Why Modern IPv6 Failed This Massive Kubernetes Networking Test

Deutsche Telekom pushes the limits of Kubernetes, containers and networks in its satellite network simulation.

Oct 20th, 2025 12:00pm by Steven J. Vaughan-Nichols

Featued image for: Why Modern IPv6 Failed This Massive Kubernetes Networking Test

PARIS —When I worked for NASA in the 1980s, I helped build a Near Space Network tracking program using xBase for the front-end and Datatrieve on VAX/VMS for the backend. When completed, it manually tracked just over a thousand static network links.

That’s nothing — nothing — compared to what Deutsche Telekom is attempting to do is create a high-performance emulation platform for simulating satellite and ground stations: vast, dynamic communication networks such as SpaceX’s Starlink.

This is not easy, as Andreas Florath a Deutsche Telekom cloud architect and Matthias Britsch, a Deutsche Telekom senior technical expert, explained in a presentation at OpenInfra Summit Europe 2025.

The problem they face is that while the mega-constellations of Low Earth Orbit (LEO) and Medium Earth Orbit (MEO) are revolutionizing telecom, traditional network routing protocols such as Open Shortest Path First (OSPF) and Border Gateway Protocol (BGP) struggle with their dynamic topologies — not to mention the next-generation Internet protocol, IPv6.

The Challenge of Emulating Dynamic Satellite Networks

So, the goal is to emulate large-scale, satellite mesh networks where the nodes are constantly moving and falling in and out of contact as they orbit the Earth and the world revolves underneath them. Deutsche Telekom’s answer, which is still a work in progress, is to build a scalable, container-based testbed capable of reproducing these network dynamics accurately.
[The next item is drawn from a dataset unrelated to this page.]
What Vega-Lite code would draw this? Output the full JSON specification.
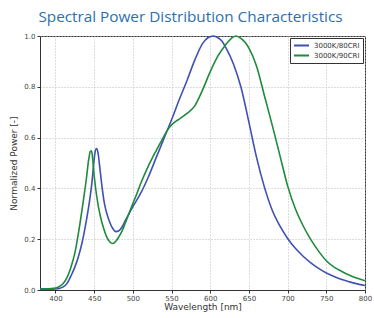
{
  "$schema": "https://vega.github.io/schema/vega-lite/v6.json",
  "width": 325,
  "height": 254,
  "autosize": {"type": "none"},
  "padding": {"left": 40, "top": 36, "right": 9, "bottom": 28},
  "background": "white",
  "title": {
    "text": "Spectral Power Distribution Characteristics",
    "font": "Open Sans",
    "fontSize": 15.3,
    "fontWeight": "normal",
    "color": "#2a6fb0",
    "anchor": "middle",
    "dx": -12,
    "offset": 7
  },
  "config": {
    "view": {"stroke": "#333", "strokeWidth": 1},
    "axis": {
      "labelFont": "DejaVu Sans",
      "labelFontSize": 7,
      "labelColor": "#444",
      "titleFont": "DejaVu Sans",
      "titleFontSize": 9,
      "titleFontWeight": "normal",
      "titleColor": "#333",
      "gridColor": "#bbb",
      "gridDash": [1, 2],
      "gridWidth": 1,
      "domainColor": "#333",
      "tickColor": "#333",
      "tickSize": 3,
      "tickOffset": 0,
      "labelFlush": false
    }
  },
  "data": {
    "values": [
      {"wl": 380, "p": 0.003, "s": "3000K/80CRI"},
      {"wl": 390, "p": 0.003, "s": "3000K/80CRI"},
      {"wl": 400, "p": 0.004, "s": "3000K/80CRI"},
      {"wl": 405, "p": 0.006, "s": "3000K/80CRI"},
      {"wl": 410, "p": 0.012, "s": "3000K/80CRI"},
      {"wl": 415, "p": 0.026, "s": "3000K/80CRI"},
      {"wl": 420, "p": 0.055, "s": "3000K/80CRI"},
      {"wl": 425, "p": 0.09, "s": "3000K/80CRI"},
      {"wl": 430, "p": 0.135, "s": "3000K/80CRI"},
      {"wl": 435, "p": 0.195, "s": "3000K/80CRI"},
      {"wl": 440, "p": 0.275, "s": "3000K/80CRI"},
      {"wl": 444, "p": 0.35, "s": "3000K/80CRI"},
      {"wl": 447, "p": 0.42, "s": "3000K/80CRI"},
      {"wl": 449.5, "p": 0.5, "s": "3000K/80CRI"},
      {"wl": 451.5, "p": 0.548, "s": "3000K/80CRI"},
      {"wl": 453, "p": 0.557, "s": "3000K/80CRI"},
      {"wl": 455, "p": 0.54, "s": "3000K/80CRI"},
      {"wl": 457, "p": 0.49, "s": "3000K/80CRI"},
      {"wl": 460, "p": 0.41, "s": "3000K/80CRI"},
      {"wl": 463, "p": 0.345, "s": "3000K/80CRI"},
      {"wl": 466, "p": 0.305, "s": "3000K/80CRI"},
      {"wl": 470, "p": 0.268, "s": "3000K/80CRI"},
      {"wl": 474, "p": 0.242, "s": "3000K/80CRI"},
      {"wl": 478, "p": 0.23, "s": "3000K/80CRI"},
      {"wl": 482, "p": 0.233, "s": "3000K/80CRI"},
      {"wl": 486, "p": 0.248, "s": "3000K/80CRI"},
      {"wl": 490, "p": 0.272, "s": "3000K/80CRI"},
      {"wl": 495, "p": 0.3, "s": "3000K/80CRI"},
      {"wl": 500, "p": 0.328, "s": "3000K/80CRI"},
      {"wl": 510, "p": 0.38, "s": "3000K/80CRI"},
      {"wl": 520, "p": 0.445, "s": "3000K/80CRI"},
      {"wl": 530, "p": 0.52, "s": "3000K/80CRI"},
      {"wl": 540, "p": 0.595, "s": "3000K/80CRI"},
      {"wl": 550, "p": 0.67, "s": "3000K/80CRI"},
      {"wl": 560, "p": 0.75, "s": "3000K/80CRI"},
      {"wl": 570, "p": 0.825, "s": "3000K/80CRI"},
      {"wl": 580, "p": 0.905, "s": "3000K/80CRI"},
      {"wl": 590, "p": 0.97, "s": "3000K/80CRI"},
      {"wl": 597, "p": 0.993, "s": "3000K/80CRI"},
      {"wl": 604, "p": 1.0, "s": "3000K/80CRI"},
      {"wl": 610, "p": 0.993, "s": "3000K/80CRI"},
      {"wl": 615, "p": 0.98, "s": "3000K/80CRI"},
      {"wl": 620, "p": 0.955, "s": "3000K/80CRI"},
      {"wl": 630, "p": 0.89, "s": "3000K/80CRI"},
      {"wl": 640, "p": 0.795, "s": "3000K/80CRI"},
      {"wl": 650, "p": 0.66, "s": "3000K/80CRI"},
      {"wl": 660, "p": 0.52, "s": "3000K/80CRI"},
      {"wl": 670, "p": 0.405, "s": "3000K/80CRI"},
      {"wl": 680, "p": 0.315, "s": "3000K/80CRI"},
      {"wl": 690, "p": 0.252, "s": "3000K/80CRI"},
      {"wl": 700, "p": 0.203, "s": "3000K/80CRI"},
      {"wl": 710, "p": 0.164, "s": "3000K/80CRI"},
      {"wl": 720, "p": 0.133, "s": "3000K/80CRI"},
      {"wl": 730, "p": 0.107, "s": "3000K/80CRI"},
      {"wl": 740, "p": 0.085, "s": "3000K/80CRI"},
      {"wl": 750, "p": 0.067, "s": "3000K/80CRI"},
      {"wl": 760, "p": 0.053, "s": "3000K/80CRI"},
      {"wl": 770, "p": 0.041, "s": "3000K/80CRI"},
      {"wl": 780, "p": 0.032, "s": "3000K/80CRI"},
      {"wl": 790, "p": 0.024, "s": "3000K/80CRI"},
      {"wl": 800, "p": 0.018, "s": "3000K/80CRI"},
      {"wl": 380, "p": 0.005, "s": "3000K/90CRI"},
      {"wl": 390, "p": 0.005, "s": "3000K/90CRI"},
      {"wl": 400, "p": 0.008, "s": "3000K/90CRI"},
      {"wl": 405, "p": 0.014, "s": "3000K/90CRI"},
      {"wl": 410, "p": 0.026, "s": "3000K/90CRI"},
      {"wl": 415, "p": 0.05, "s": "3000K/90CRI"},
      {"wl": 420, "p": 0.09, "s": "3000K/90CRI"},
      {"wl": 425, "p": 0.145, "s": "3000K/90CRI"},
      {"wl": 430, "p": 0.23, "s": "3000K/90CRI"},
      {"wl": 435, "p": 0.33, "s": "3000K/90CRI"},
      {"wl": 440, "p": 0.44, "s": "3000K/90CRI"},
      {"wl": 443, "p": 0.515, "s": "3000K/90CRI"},
      {"wl": 445, "p": 0.545, "s": "3000K/90CRI"},
      {"wl": 446.5, "p": 0.548, "s": "3000K/90CRI"},
      {"wl": 448, "p": 0.52, "s": "3000K/90CRI"},
      {"wl": 450, "p": 0.45, "s": "3000K/90CRI"},
      {"wl": 453, "p": 0.375, "s": "3000K/90CRI"},
      {"wl": 458, "p": 0.29, "s": "3000K/90CRI"},
      {"wl": 462, "p": 0.245, "s": "3000K/90CRI"},
      {"wl": 466, "p": 0.21, "s": "3000K/90CRI"},
      {"wl": 470, "p": 0.19, "s": "3000K/90CRI"},
      {"wl": 474, "p": 0.183, "s": "3000K/90CRI"},
      {"wl": 478, "p": 0.192, "s": "3000K/90CRI"},
      {"wl": 482, "p": 0.21, "s": "3000K/90CRI"},
      {"wl": 486, "p": 0.232, "s": "3000K/90CRI"},
      {"wl": 490, "p": 0.262, "s": "3000K/90CRI"},
      {"wl": 495, "p": 0.302, "s": "3000K/90CRI"},
      {"wl": 500, "p": 0.34, "s": "3000K/90CRI"},
      {"wl": 505, "p": 0.378, "s": "3000K/90CRI"},
      {"wl": 510, "p": 0.418, "s": "3000K/90CRI"},
      {"wl": 520, "p": 0.488, "s": "3000K/90CRI"},
      {"wl": 530, "p": 0.548, "s": "3000K/90CRI"},
      {"wl": 540, "p": 0.604, "s": "3000K/90CRI"},
      {"wl": 545, "p": 0.631, "s": "3000K/90CRI"},
      {"wl": 550, "p": 0.65, "s": "3000K/90CRI"},
      {"wl": 555, "p": 0.663, "s": "3000K/90CRI"},
      {"wl": 560, "p": 0.673, "s": "3000K/90CRI"},
      {"wl": 570, "p": 0.695, "s": "3000K/90CRI"},
      {"wl": 580, "p": 0.725, "s": "3000K/90CRI"},
      {"wl": 590, "p": 0.787, "s": "3000K/90CRI"},
      {"wl": 600, "p": 0.86, "s": "3000K/90CRI"},
      {"wl": 610, "p": 0.922, "s": "3000K/90CRI"},
      {"wl": 620, "p": 0.966, "s": "3000K/90CRI"},
      {"wl": 627, "p": 0.99, "s": "3000K/90CRI"},
      {"wl": 633, "p": 1.0, "s": "3000K/90CRI"},
      {"wl": 640, "p": 0.99, "s": "3000K/90CRI"},
      {"wl": 645, "p": 0.975, "s": "3000K/90CRI"},
      {"wl": 650, "p": 0.952, "s": "3000K/90CRI"},
      {"wl": 660, "p": 0.88, "s": "3000K/90CRI"},
      {"wl": 670, "p": 0.765, "s": "3000K/90CRI"},
      {"wl": 680, "p": 0.65, "s": "3000K/90CRI"},
      {"wl": 690, "p": 0.53, "s": "3000K/90CRI"},
      {"wl": 700, "p": 0.41, "s": "3000K/90CRI"},
      {"wl": 710, "p": 0.32, "s": "3000K/90CRI"},
      {"wl": 720, "p": 0.253, "s": "3000K/90CRI"},
      {"wl": 730, "p": 0.198, "s": "3000K/90CRI"},
      {"wl": 740, "p": 0.153, "s": "3000K/90CRI"},
      {"wl": 750, "p": 0.115, "s": "3000K/90CRI"},
      {"wl": 760, "p": 0.09, "s": "3000K/90CRI"},
      {"wl": 770, "p": 0.073, "s": "3000K/90CRI"},
      {"wl": 780, "p": 0.058, "s": "3000K/90CRI"},
      {"wl": 790, "p": 0.046, "s": "3000K/90CRI"},
      {"wl": 800, "p": 0.036, "s": "3000K/90CRI"}
    ]
  },
  "mark": {"type": "line", "interpolate": "monotone", "strokeWidth": 1.6},
  "encoding": {
    "x": {
      "field": "wl",
      "type": "quantitative",
      "scale": {"domain": [380, 800], "nice": false, "zero": false},
      "axis": {"title": "Wavelength [nm]", "values": [400, 450, 500, 550, 600, 650, 700, 750, 800], "titlePadding": 1, "labelPadding": 1}
    },
    "y": {
      "field": "p",
      "type": "quantitative",
      "scale": {"domain": [0, 1], "nice": false},
      "axis": {"title": "Normalized Power [-]", "values": [0, 0.2, 0.4, 0.6, 0.8, 1.0], "format": ".1f", "titlePadding": 5, "labelPadding": 2}
    },
    "color": {
      "field": "s",
      "type": "nominal",
      "scale": {"domain": ["3000K/80CRI", "3000K/90CRI"], "range": ["#3f51b3", "#1e8b3c"]},
      "legend": {
        "title": null,
        "orient": "top-right",
        "offset": 2,
        "symbolType": "stroke",
        "symbolSize": 225,
        "symbolStrokeWidth": 2,
        "clipHeight": 9,
        "labelFont": "DejaVu Sans",
        "labelFontSize": 7,
        "labelColor": "#333",
        "strokeColor": "#333",
        "fillColor": "white",
        "padding": 3,
        "rowPadding": 1,
        "labelOffset": 4
      }
    }
  }
}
The best result to date is a record-breaking Kubernetes cluster. The cluster is successfully running 2,000 pods, each with five network interfaces, for a total of 10,000 interfaces on a single worker node using Multus, the multi-network plugin from Red Hat.

As Florath told the OpenInfra audience, “We’re not aware of any other project scaling Kubernetes to this level.” This accomplishment sets a new standard for high-density container networking. It also offers vital lessons for both enterprise operators and satellite network researchers aiming to emulate large-scale, dynamic topologies.

Getting to this point was hard work. Accurate network emulation requires not just massive numbers of containers, but complex, changing topologies reflecting real-world node movements. As Florath told the audience, “These networks have the property that the nodes are moving, they are changing their positions, and today’s routing algorithms are not designed for that.” You can say that again.

Building a Record-Breaking Kubernetes Cluster

Indeed, in building their simulation, they found that many network building blocks were not up to the challenge. For example, the team used IPv6 for network addresses. You’d think that since IPv6 adoption exceeded 25% network use globally in 2020 and all major platforms, ISPs and mobile networks have deployed it in production, we’d have worked out all the bugs. You’d be wrong.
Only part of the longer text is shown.